Historical on-chain activity provides supplementary insight. If blacklist or freeze functions have been actively used to restrict transfers, it signals a willingness to curtail liquidity and can indicate a higher risk of malicious exit manipulation. Conversely, if such functions exist but remain dormant, or if the contract’s governance is transparent and time-locked, it suggests a more benign use case or cautious operational approach. Market context also interacts with these structural patterns to influence risk. Thin liquidity pools—especially those significantly smaller than the token’s market cap—amplify vulnerability to price manipulation and forced illiquidity. In such conditions, even moderate exit restrictions can trap capital and create downward price pressure. In contrast, deep and active pools with robust trading volumes can provide some buffer against immediate exit risks, though they do not eliminate underlying governance concerns.

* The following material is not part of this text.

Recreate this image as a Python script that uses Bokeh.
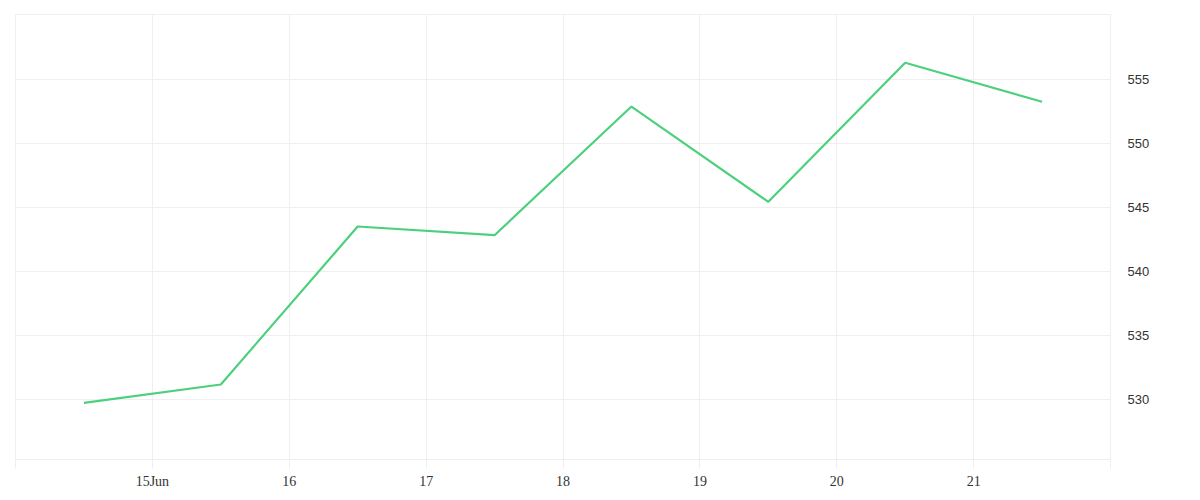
from bokeh.plotting import figure
from bokeh.models import FixedTicker, Range1d, ColumnDataSource
from bokeh.embed import file_html
from bokeh.resources import INLINE

# Data: day of June (points at midday), closing values
days = [14.5, 15.5, 16.5, 17.5, 18.5, 19.5, 20.5, 21.5]
values = [529.77, 531.2, 543.54, 542.86, 552.91, 545.47, 556.33, 553.28]

x_ticks = [14, 15, 16, 17, 18, 19, 20, 21, 22]
x_tick_labels = ["", "15Jun", "16", "17", "18", "19", "20", "21", ""]
y_ticks = [530, 535, 540, 545, 550, 555]

GRID = "#efefef"

p = figure(width=1184, height=494, output_backend="svg", toolbar_location=None,
           x_range=Range1d(14, 22), y_range=Range1d(525.34, 560.1),
           y_axis_location="right",
           min_border_left=15, min_border_top=14, min_border_right=74, min_border_bottom=35)

src = ColumnDataSource(dict(x=days, y=values))
p.line("x", "y", source=src, line_color="#4cd07d", line_width=2.2)

p.outline_line_color = GRID
p.outline_line_width = 1
p.background_fill_color = "white"
p.border_fill_color = "white"

xa = p.xaxis[0]
xa.ticker = FixedTicker(ticks=x_ticks)
xa.major_label_overrides = {t: l for t, l in zip(x_ticks, x_tick_labels)}
xa.axis_line_color = None
xa.major_tick_line_color = GRID
xa.major_tick_in = 0
xa.major_tick_out = 9
xa.minor_tick_line_color = None
xa.major_label_standoff = 5
xa.major_label_text_font = "Liberation Serif"
xa.major_label_text_font_size = "14px"
xa.major_label_text_color = "#333333"

ya = p.yaxis[0]
ya.ticker = FixedTicker(ticks=y_ticks)
ya.axis_line_color = None
ya.major_tick_line_color = None
ya.minor_tick_line_color = None
ya.major_tick_in = 0
ya.major_tick_out = 0
ya.major_label_standoff = 17
ya.major_label_text_font = "Liberation Sans"
ya.major_label_text_font_size = "13px"
ya.major_label_text_color = "#333333"

p.xgrid.ticker = FixedTicker(ticks=x_ticks)
p.ygrid.ticker = FixedTicker(ticks=y_ticks)
p.xgrid.grid_line_color = GRID
p.ygrid.grid_line_color = GRID

open("out.html", "w").write(file_html(p, INLINE))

When restrictive exit patterns coincide with other common tokenomic features—such as cliff unlocks of large token allocations released into thin liquidity pools—the outcome can resemble protracted price decline rather than sudden crashes. The inability of holders to sell freely causes selling pressure to accumulate off-chain, often resulting in gradual price erosion over time. Furthermore, the owner’s ability to mint additional tokens or freeze specific wallets can exacerbate downward spirals by diluting supply or selectively locking capital. Yet, it must be emphasized that these dynamics do not automatically confirm an exit scam. In some scenarios, they reflect complex tokenomics designed for staged releases, liquidity management, or compliance with regulatory frameworks. The key differentiator remains transparency around permissions, governance controls, and operational intent.
In summary, exit scam detection is a nuanced exercise that requires dissecting contract code to identify structural exit restrictions, analyzing governance frameworks controlling those restrictions, and contextualizing these elements within market liquidity and tokenomics. Transfer restrictions such as whitelist-only exits, combined with active mint, freeze, and blacklist functions, create a potent toolkit for controlling liquidity and exit paths. However, these patterns alone do not confirm malicious intent. Instead, the risk intensifies when these permissions remain mutable, opaque, and ungoverned post-launch, especially in conjunction with upgradeable proxies lacking safeguards. Evaluating on-chain usage of restrictive functions and market liquidity dynamics provides additional clarity. Ultimately, exit scam detection hinges on discerning whether these structural patterns serve transparent operational purposes or mask latent exit traps that can be exploited by controlling parties.